In 1724, while he was in England, Jones also published an English grammar, Accidence to the English Tongue, chiefly for the use of such boys and men, as have never learnt Latin perfectly, and for the benefit of the female sex; also for the Welch, Scotch, Irish and foreigners. In the assessment of one scholar, "A complete reading of the little grammar will prove the author's gift for simplicity and directness....It reflects a pleasantly unostentatious mind, of marked seriousness...." Though sometimes called "The First Colonial Grammar in English", or mistakenly credited as the first grammar written by and American in America, Jones was an Englishman, the book was written in England between 1721 and 1724, and it was published in "London: printed for John Clarke, 1724." It is not clear if Jones used it when he returned to America, as he was fully occupied with clerical duties, or that anyone else taught from it: only two paper copies of this short book remain, one in the British Library and one at Columbia University.

=== Georgian Calendar (Pancronometer)===
The Gentleman's Magazine (London) of July 1745, pp. 377–79, contains "An Essay on the British computation of time, coin, weights and measures," outlining a calendar reform called the Georgian Calendar, after King George II of Great Britain. The essay is signed "Hirossa Ap-Iccim," whose residence is given as Maryland. It proposes a calendar year of 364 weekdays, divided into thirteen 28 day months. The same calendar plan is expounded in a pamphlet authored by one "H.J.," which appeared in London in 1753: Pancronometer, or Universal Georgian Calendar. Bundled with it was a treatise on "The Reasons, Rules and Uses of Octave Computation, or Natural Arithmetic." In the Pancronometer, H.J.'s authorship of the 1745 essay is acknowledged. It is theorised there that the Earth would originally have orbited the Sun in exactly 364 days, on a perfect circle, but slipped into a slightly longer, elliptical orbit as a result of the great flood.

Jones's most original contribution to calendar reform is the proposal to remove one or two days from the cycle of the week, thereby establishing a perennial calendar, beginning every year on the same weekday. The same idea had been thought of ~1650 years earlier c. 100 BCE and incorporated into the calendar used by the Qumran community, but was lost c. 68 CE when the Romans eradicated Qumran. The idea is suggested again in 1834, by Abbot Marco Mastrofini. It is also employed in Auguste Comte's Positivist Calendar (1849), which, except for month names and holidays, is virtually the same as the Georgian calendar. In the mid twentieth century, reformers promoting the International Fixed Calendar and The World Calendar employed the same technique, often referring to the 365th and 366th days as "blank days."

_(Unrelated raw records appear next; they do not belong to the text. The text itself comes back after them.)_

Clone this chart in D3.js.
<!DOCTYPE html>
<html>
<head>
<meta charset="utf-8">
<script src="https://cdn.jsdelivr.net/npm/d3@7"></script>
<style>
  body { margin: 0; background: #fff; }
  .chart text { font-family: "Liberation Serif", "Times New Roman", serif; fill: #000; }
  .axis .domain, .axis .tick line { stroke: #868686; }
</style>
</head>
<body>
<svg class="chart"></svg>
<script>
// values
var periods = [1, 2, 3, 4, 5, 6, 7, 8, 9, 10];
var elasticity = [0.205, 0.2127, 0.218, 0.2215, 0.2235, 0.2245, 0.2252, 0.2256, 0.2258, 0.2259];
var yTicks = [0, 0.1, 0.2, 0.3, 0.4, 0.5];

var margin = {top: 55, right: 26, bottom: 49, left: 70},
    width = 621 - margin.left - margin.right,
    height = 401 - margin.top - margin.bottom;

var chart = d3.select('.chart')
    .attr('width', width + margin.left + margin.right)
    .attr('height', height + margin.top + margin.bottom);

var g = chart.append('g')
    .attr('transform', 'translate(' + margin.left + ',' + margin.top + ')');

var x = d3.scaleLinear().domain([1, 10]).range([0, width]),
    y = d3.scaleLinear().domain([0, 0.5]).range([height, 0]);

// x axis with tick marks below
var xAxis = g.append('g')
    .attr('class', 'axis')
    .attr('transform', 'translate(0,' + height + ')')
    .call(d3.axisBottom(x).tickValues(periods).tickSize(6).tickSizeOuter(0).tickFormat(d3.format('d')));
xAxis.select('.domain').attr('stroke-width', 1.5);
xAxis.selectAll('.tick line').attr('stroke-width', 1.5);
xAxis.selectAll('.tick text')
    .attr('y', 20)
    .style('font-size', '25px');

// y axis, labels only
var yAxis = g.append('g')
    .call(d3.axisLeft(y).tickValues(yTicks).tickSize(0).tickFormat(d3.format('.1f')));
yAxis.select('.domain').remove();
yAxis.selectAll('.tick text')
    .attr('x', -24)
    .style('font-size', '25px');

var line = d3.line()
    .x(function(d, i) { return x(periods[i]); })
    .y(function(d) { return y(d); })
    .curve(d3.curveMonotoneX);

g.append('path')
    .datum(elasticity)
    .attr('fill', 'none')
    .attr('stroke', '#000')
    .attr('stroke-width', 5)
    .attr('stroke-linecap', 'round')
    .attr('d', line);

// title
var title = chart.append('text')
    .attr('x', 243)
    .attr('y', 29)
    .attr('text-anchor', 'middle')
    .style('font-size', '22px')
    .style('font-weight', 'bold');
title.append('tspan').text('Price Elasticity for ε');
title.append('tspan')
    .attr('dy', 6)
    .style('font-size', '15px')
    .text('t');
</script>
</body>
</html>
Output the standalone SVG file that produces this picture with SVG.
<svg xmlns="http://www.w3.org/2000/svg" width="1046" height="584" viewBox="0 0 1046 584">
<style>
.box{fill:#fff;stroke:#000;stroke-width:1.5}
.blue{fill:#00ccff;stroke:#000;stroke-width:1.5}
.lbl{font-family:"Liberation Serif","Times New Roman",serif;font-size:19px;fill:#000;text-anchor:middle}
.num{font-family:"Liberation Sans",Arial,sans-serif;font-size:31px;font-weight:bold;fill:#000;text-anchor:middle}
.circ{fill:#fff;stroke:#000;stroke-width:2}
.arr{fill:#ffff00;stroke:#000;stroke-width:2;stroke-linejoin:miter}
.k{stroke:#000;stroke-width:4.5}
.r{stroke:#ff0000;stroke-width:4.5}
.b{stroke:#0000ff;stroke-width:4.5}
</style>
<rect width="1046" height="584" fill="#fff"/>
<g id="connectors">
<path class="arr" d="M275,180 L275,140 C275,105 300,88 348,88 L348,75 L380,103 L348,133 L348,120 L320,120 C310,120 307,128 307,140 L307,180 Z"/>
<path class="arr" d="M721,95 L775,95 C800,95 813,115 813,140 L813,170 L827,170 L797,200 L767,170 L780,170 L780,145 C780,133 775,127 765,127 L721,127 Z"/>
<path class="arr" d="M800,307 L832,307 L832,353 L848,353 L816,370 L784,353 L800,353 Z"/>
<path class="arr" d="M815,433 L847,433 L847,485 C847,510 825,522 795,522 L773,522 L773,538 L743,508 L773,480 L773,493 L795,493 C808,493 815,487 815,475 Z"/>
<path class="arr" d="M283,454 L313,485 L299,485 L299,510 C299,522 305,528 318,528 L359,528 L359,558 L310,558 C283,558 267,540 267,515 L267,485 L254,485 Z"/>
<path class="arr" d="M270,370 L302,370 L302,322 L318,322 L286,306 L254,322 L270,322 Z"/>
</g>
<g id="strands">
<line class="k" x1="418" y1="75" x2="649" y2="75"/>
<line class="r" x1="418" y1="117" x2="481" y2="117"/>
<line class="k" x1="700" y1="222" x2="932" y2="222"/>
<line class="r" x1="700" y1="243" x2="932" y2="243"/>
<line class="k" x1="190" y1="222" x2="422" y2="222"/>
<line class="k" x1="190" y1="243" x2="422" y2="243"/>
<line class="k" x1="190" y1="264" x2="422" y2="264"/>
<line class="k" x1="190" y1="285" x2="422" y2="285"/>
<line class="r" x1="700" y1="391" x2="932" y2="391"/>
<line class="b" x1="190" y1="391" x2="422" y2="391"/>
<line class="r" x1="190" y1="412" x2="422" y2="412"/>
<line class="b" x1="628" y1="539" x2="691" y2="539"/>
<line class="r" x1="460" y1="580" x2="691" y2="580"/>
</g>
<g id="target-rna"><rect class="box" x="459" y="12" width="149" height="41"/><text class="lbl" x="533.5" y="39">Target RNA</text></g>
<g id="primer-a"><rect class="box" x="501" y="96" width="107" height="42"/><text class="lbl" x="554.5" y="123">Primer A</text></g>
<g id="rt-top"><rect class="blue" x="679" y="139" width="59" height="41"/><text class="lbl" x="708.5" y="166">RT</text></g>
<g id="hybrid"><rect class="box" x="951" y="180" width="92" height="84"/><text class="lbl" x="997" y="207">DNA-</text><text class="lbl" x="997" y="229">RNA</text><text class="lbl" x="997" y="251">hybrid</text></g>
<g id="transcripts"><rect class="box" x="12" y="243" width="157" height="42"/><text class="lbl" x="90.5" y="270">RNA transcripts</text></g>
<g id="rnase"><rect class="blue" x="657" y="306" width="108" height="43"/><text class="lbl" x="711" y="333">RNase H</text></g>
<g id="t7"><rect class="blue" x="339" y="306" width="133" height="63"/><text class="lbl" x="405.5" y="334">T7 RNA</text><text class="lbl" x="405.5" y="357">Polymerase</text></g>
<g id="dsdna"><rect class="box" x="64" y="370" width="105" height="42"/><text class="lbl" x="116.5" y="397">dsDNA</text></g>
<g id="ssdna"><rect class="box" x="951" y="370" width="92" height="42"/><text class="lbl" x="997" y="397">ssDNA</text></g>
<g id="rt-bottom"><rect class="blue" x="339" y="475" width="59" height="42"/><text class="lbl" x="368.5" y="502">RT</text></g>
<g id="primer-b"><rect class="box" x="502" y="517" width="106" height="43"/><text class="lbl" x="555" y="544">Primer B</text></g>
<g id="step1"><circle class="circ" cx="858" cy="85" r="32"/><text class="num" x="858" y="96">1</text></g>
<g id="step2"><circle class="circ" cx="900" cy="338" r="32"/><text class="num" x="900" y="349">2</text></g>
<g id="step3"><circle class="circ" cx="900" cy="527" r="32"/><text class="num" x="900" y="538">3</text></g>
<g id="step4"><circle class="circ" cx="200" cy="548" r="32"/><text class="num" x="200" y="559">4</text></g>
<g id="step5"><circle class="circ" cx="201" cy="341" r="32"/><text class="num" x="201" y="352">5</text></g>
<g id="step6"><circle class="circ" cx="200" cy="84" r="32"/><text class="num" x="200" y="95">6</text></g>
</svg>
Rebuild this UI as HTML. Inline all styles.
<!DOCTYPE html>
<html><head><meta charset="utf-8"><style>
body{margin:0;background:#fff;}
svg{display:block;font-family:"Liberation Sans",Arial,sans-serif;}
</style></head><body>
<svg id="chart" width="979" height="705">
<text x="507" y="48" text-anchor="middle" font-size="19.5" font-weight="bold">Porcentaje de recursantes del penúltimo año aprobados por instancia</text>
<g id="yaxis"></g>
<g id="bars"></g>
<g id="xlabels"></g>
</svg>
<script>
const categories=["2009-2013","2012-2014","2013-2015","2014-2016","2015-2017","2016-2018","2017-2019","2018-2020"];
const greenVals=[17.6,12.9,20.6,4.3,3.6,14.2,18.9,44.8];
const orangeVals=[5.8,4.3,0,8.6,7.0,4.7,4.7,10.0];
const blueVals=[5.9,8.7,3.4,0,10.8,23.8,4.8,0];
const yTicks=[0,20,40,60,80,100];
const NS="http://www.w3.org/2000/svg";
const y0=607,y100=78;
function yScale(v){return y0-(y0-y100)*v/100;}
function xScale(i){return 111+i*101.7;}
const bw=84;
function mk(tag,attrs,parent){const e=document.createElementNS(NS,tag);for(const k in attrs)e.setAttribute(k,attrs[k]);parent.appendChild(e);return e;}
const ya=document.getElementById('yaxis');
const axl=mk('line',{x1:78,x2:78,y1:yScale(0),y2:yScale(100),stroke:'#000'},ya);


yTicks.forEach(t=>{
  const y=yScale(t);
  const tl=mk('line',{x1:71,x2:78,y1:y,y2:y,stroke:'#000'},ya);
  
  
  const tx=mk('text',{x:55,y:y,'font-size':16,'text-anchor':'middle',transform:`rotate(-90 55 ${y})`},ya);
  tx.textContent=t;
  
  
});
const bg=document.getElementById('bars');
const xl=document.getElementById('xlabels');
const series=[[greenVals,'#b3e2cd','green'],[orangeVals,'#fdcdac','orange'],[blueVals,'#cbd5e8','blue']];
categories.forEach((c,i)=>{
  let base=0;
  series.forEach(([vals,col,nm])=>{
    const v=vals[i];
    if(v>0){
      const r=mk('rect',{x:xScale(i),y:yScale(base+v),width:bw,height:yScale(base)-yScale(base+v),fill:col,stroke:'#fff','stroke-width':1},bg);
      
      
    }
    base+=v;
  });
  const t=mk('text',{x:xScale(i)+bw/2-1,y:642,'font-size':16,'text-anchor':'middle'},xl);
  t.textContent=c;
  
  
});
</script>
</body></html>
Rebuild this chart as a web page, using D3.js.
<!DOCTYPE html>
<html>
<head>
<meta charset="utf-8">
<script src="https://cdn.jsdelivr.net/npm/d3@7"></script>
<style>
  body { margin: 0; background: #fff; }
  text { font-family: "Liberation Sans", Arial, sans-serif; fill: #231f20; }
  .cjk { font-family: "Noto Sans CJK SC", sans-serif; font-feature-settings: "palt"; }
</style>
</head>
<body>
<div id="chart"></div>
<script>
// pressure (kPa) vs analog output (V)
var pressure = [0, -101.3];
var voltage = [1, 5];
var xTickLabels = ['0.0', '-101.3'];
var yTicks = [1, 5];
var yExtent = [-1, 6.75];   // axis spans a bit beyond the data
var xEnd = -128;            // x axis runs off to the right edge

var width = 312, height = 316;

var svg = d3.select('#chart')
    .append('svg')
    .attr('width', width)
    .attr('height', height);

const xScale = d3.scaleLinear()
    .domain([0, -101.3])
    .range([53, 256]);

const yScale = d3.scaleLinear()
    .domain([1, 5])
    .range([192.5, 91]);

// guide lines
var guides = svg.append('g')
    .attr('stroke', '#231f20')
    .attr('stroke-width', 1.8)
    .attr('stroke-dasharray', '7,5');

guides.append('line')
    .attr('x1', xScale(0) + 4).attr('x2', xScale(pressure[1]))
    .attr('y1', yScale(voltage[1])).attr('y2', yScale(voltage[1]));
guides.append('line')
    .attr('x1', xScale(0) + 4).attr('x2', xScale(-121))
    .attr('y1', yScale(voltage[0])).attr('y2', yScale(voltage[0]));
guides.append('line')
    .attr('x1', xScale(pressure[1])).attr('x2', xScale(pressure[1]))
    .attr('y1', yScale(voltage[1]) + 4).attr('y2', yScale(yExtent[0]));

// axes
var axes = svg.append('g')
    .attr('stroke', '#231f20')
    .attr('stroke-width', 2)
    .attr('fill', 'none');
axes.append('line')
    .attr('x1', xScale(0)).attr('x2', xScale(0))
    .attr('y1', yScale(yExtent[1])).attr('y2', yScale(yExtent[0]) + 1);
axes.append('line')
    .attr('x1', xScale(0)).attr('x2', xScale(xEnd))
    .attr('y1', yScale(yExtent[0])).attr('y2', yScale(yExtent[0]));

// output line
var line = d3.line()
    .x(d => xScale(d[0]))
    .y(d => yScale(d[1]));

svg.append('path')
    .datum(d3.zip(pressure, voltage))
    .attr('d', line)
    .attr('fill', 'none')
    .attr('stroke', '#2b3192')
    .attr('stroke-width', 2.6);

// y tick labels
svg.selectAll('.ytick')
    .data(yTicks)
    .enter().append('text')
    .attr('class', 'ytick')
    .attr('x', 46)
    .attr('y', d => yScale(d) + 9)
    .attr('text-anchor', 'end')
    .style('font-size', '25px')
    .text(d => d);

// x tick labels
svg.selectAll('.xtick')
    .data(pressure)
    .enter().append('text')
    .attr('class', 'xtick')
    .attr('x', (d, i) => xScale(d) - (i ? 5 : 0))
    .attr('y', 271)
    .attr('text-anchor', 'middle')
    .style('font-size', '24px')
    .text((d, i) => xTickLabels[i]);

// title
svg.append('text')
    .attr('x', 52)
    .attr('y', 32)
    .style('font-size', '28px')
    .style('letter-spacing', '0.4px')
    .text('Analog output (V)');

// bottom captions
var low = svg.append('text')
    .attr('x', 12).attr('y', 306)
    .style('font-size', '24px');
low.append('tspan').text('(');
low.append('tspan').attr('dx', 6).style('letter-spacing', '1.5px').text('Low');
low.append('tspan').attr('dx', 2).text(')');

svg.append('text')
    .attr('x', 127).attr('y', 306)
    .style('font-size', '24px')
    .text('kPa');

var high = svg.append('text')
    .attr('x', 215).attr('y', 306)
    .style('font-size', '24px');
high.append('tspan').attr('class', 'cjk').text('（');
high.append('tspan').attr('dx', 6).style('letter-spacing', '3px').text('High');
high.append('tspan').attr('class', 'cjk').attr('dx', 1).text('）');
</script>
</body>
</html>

=== Georgian Standard (Octave computation)===

The "Essay" mentioned above contains also the recommendation that divisions of coins, weights and measures be based on 8 instead of 10. "Whereas reason and convenience indicate to us a uniform standard for all quantities; which I shall call the Georgian standard; and that is only to divide every integer in each species into eight equal parts, and every part again into 8 real or imaginary particles, as far as is necessary. For tho' all nations count universally by tens (originally occasioned by the number of digits on both hands) yet 8 is a far more complete and commodious number; since it is divisible into halves, quarters, and half quarters (or units) without a fraction, of which subdivision ten is uncapable...." In the treatise on Octave computation Jones concluded: "Arithmetic by Octaves seems most agreeable to the Nature of Things, and therefore may be called Natural Arithmetic in Opposition to that now in Use, by Decades; which may be esteemed Artificial Arithmetic."